Juan Uys

A narrative playthrough for a game world design

2020-08-20

The assignment for week 4 for CalArts’ World Design for Video Games asks us to imagine ourselves in our game world, to build on the visual style and concept of our world and to bring it together with a narrative playthrough.

To write a narrative playthrough, imagine yourself as a player in your world. The playthrough leads your character to an initial goal in the game. Focus your playthrough on just a small section of your world, but it can be any part of the game.

While the focus here should be on the environment of the game and how your player/character will navigate through it, in your description you must include:

  • an action you take in that world (opening a door, getting a key, etc)
  • a resident of the world you encounter (NPC, enemy, creature, etc)
  • and one object or item. The player needs to interact with the item in some way.

Write about what the player sees and does each step of the way.
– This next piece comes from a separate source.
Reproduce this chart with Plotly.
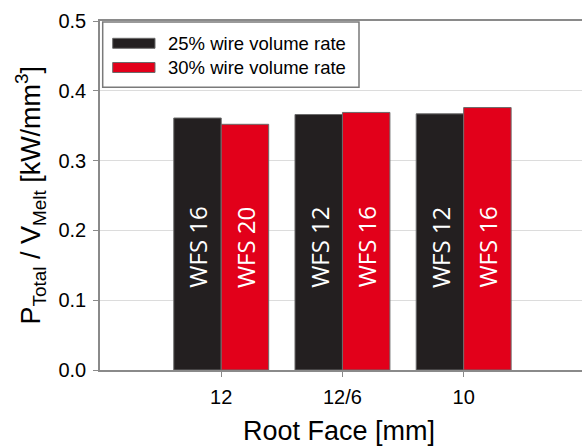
import plotly.graph_objects as go

# Data
root_faces = ["12", "12/6", "10"]
series_names = ["25% wire volume rate", "30% wire volume rate"]
values_25 = [0.361, 0.366, 0.367]
values_30 = [0.352, 0.369, 0.376]
labels_25 = ["WFS 16", "WFS 12", "WFS 12"]
labels_30 = ["WFS 20", "WFS 16", "WFS 16"]
y_ticks = [0.0, 0.1, 0.2, 0.3, 0.4, 0.5]

BLACK = "#231f20"
RED = "#e2001a"
OUTLINE = "#6b6b6b"
FONT = "Arial, Liberation Sans, sans-serif"
BARGAP = 0.217

W, H = 582, 446
M_L, M_R, M_T, M_B = 100, 0, 21, 76
PW, PH = W - M_L - M_R, H - M_T - M_B


def px_to_paper(px, py):
    return (px - M_L) / PW, (H - M_B - py) / PH


fig = go.Figure()
fig.add_trace(go.Bar(x=root_faces, y=values_25, name=series_names[0],
                     marker=dict(color=BLACK, line=dict(color=OUTLINE, width=1))))
fig.add_trace(go.Bar(x=root_faces, y=values_30, name=series_names[1],
                     marker=dict(color=RED, line=dict(color=OUTLINE, width=1))))

# rotated wire-feed-speed labels inside the bars
half = (1 - BARGAP) / 4
annotations = []
for i in range(len(root_faces)):
    for off, txt in ((-half, labels_25[i]), (half, labels_30[i])):
        annotations.append(dict(x=i + off, y=0.176, xref="x", yref="y", text=txt,
                                textangle=-90, showarrow=False,
                                font=dict(family="Open Sans", size=24, color="white"),
                                xanchor="center", yanchor="middle"))

# axis titles
annotations.append(dict(x=(339 - M_L) / PW, y=px_to_paper(0, 431)[1], xref="paper", yref="paper",
                        text="Root Face [mm]", showarrow=False,
                        font=dict(family=FONT, size=27, color="black"),
                        xanchor="center", yanchor="middle"))
annotations.append(dict(x=px_to_paper(30, 0)[0], y=0.5, xref="paper", yref="paper",
                        text="P<sub>Total</sub> / V<sub>Melt</sub> [kW/mm<sup>3</sup>]",
                        textangle=-90, showarrow=False,
                        font=dict(family=FONT, size=27, color="black"),
                        xanchor="center", yanchor="middle"))

# legend box
shapes = []
x0, y0 = px_to_paper(102.7, 22)
x1, y1 = px_to_paper(359, 87.3)
shapes.append(dict(type="rect", xref="paper", yref="paper", x0=x0, y0=y1, x1=x1, y1=y0,
                   line=dict(color="#7a7a7a", width=1.5), fillcolor="white", layer="above"))
for name, color, cy in ((series_names[0], BLACK, 43.3), (series_names[1], RED, 67.5)):
    sx0, sy0 = px_to_paper(112.7, cy - 5)
    sx1, sy1 = px_to_paper(155, cy + 5)
    shapes.append(dict(type="rect", xref="paper", yref="paper", x0=sx0, y0=sy1, x1=sx1, y1=sy0,
                       line=dict(color=OUTLINE, width=1), fillcolor=color, layer="above"))
    tx, ty = px_to_paper(166, cy)
    annotations.append(dict(x=tx, y=ty, xref="paper", yref="paper", text=name,
                            showarrow=False, font=dict(family=FONT, size=18.5, color="black"),
                            xanchor="left", yanchor="middle"))

fig.update_layout(
    width=W, height=H,
    margin=dict(l=M_L, r=M_R, t=M_T, b=M_B, pad=0),
    paper_bgcolor="white", plot_bgcolor="white",
    barmode="group", bargap=BARGAP, bargroupgap=0,
    showlegend=False,
    annotations=annotations, shapes=shapes,
    font=dict(family=FONT, color="black"),
)
fig.update_xaxes(
    type="category", range=[-1, (W - M_R - 221) / 121.3],
    showline=True, linecolor="#8a8a8a", linewidth=1.5, mirror=True,
    ticks="outside", ticklen=5, tickcolor="#8a8a8a", tickwidth=1,
    tickfont=dict(family=FONT, size=20, color="black"),
    showgrid=False, ticklabelstandoff=3,
)
fig.update_yaxes(
    range=[0, 0.5], tickvals=y_ticks, tickformat=".1f",
    showline=True, linecolor="#8a8a8a", linewidth=1.5,
    ticks="outside", ticklen=5, tickcolor="#8a8a8a", tickwidth=1,
    tickfont=dict(family=FONT, size=20, color="black"),
    showgrid=True, gridcolor="#dcdcdc", gridwidth=1,
    zeroline=False, ticklabelstandoff=3,
)

fig.write_html("out.html")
The idea here is vivid description of the world, the task at hand and the goal.

The game

Go and recap (see the two links in the intro) the visual style and concept I made for this game. As a reminder, I’m thinking of making a game similar to Jones in the fast lane currently code-named SuperMe.

My submission

It’s 1920, in The City, a grid of gray buildings in Art Deco style. The dodgy parts of town have factories and run-down buildings. You just arrived here, with plans to succeed and make it big.
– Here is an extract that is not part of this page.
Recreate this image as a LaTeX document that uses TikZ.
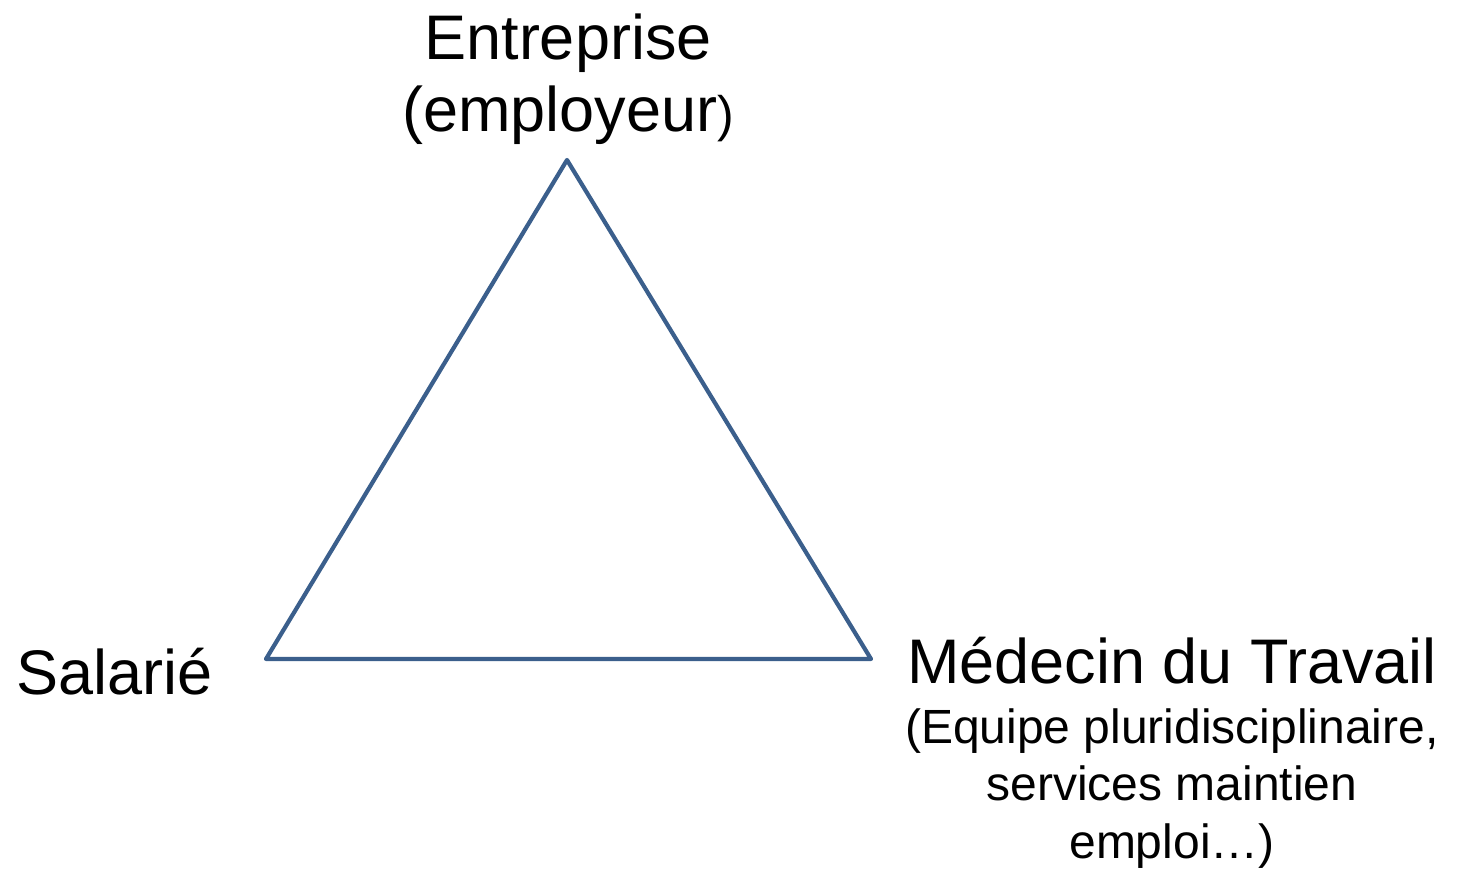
\documentclass[tikz,border=0pt]{standalone}
\usepackage{fontspec}
\setmainfont{Liberation Sans}
\definecolor{edgeblue}{HTML}{3B5F8C}
\begin{document}
\begin{tikzpicture}[x=1pt,y=-1pt,
  bigtxt/.style={inner sep=0pt, anchor=base, align=center, font=\fontsize{63}{72}\selectfont},
  smalltxt/.style={inner sep=0pt, anchor=base, align=center, font=\fontsize{48}{57.5}\selectfont},
  side/.style={draw=edgeblue, line width=4.2pt, line join=round}]
  \useasboundingbox (0,0) rectangle (1459,869);
  % corners of the triangle
  \coordinate (top) at (567,160);
  \coordinate (left) at (266,659);
  \coordinate (right) at (871,659);
  \draw[side] (top) -- (right) -- (left) -- cycle;
  % labels (multi-line nodes sit on the baseline of their last line)
  \node[bigtxt] (ent) at (568,132) {Entreprise\\(employeur{\fontsize{50}{60}\selectfont)}};
  \node[bigtxt, anchor=base west] (sal) at (16,694) {Salarié};
  \node[bigtxt] (med) at (1172,683) {Médecin du Travail};
  \node[smalltxt] (eq) at (1172,858) {(Equipe pluridisciplinaire,\\services maintien\\emploi…)};
\end{tikzpicture}
\end{document}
You move into your apartment, a little shoebox in the rough part of town. It’s all you can afford right now. The carpet is worn and smells of old cigarettes. It’s night and you’re tired, but the first thing you do is pick the local newspaper up off the floor amongst all the other spam that has been pushed through the letter box recently, and you flip over to the classifieds section. Your first mission: to find a job. You circle “milkshake operator” as it seems like to only thing you’re qualified for.
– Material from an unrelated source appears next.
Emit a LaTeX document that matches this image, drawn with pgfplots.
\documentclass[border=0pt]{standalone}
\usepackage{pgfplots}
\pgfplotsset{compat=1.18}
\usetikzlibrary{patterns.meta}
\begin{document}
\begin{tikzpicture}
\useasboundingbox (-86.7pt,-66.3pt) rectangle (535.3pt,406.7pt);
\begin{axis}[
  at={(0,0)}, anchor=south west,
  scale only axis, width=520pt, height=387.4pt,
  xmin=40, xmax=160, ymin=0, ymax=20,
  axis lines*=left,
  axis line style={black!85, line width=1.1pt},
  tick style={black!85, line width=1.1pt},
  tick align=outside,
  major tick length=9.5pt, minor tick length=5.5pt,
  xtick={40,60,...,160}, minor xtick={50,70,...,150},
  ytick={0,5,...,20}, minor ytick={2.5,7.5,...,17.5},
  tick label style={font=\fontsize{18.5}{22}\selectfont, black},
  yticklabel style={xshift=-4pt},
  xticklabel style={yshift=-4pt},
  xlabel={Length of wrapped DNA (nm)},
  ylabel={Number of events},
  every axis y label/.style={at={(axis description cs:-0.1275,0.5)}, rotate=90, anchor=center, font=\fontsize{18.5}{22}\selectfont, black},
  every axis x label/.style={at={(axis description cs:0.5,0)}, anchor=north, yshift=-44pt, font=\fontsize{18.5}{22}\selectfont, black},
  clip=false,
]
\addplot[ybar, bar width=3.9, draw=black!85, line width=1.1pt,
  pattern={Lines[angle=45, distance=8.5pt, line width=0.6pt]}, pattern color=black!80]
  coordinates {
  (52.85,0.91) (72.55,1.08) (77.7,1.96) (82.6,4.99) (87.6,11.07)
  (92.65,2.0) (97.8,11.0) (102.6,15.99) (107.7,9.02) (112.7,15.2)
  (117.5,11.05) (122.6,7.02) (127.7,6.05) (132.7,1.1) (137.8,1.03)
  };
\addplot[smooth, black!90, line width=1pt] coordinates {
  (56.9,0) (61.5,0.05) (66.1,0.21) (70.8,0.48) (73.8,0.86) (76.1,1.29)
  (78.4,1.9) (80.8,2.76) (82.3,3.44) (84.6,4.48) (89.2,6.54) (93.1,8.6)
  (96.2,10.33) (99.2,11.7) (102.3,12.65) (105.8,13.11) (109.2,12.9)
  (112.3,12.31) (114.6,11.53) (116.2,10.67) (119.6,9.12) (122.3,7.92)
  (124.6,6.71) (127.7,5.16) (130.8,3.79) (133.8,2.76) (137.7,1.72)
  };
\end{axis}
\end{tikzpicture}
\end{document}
In the morning there is a bang on the door, and it wakes you up. You open the door, and you meet your landlord face-to-face for the first time. A stout greasy man with a booming voice asking you if you’re settling in nicely, but not waiting for an answer. He says your cheque for the deposit and first month’s rent bounced, and you have to cough it up right there, right now, or you’re out on the street. There goes two thirds of your savings, right off the bat. He leaves, and you look at the clock. Your first interview starts in 10 minutes, and if you don’t leave right now, you’ll be late. Oh, and you have to remember to buy an alarm clock…

Art Deco City

Conclusion

(This doesn’t go into the submission.) Writing narrative playthroughs are fun. (Well, I find writing fun!) It really helps solidifying some of the gameplay ideas you have in your head. Even if not all of it makes it into the game, it lends your character and world a sense of identity. Maybe lore. It will certainly help to refer to narrative playthroughs when you actually build the game, to remind you of the character’s world and challenges, the mood, etc.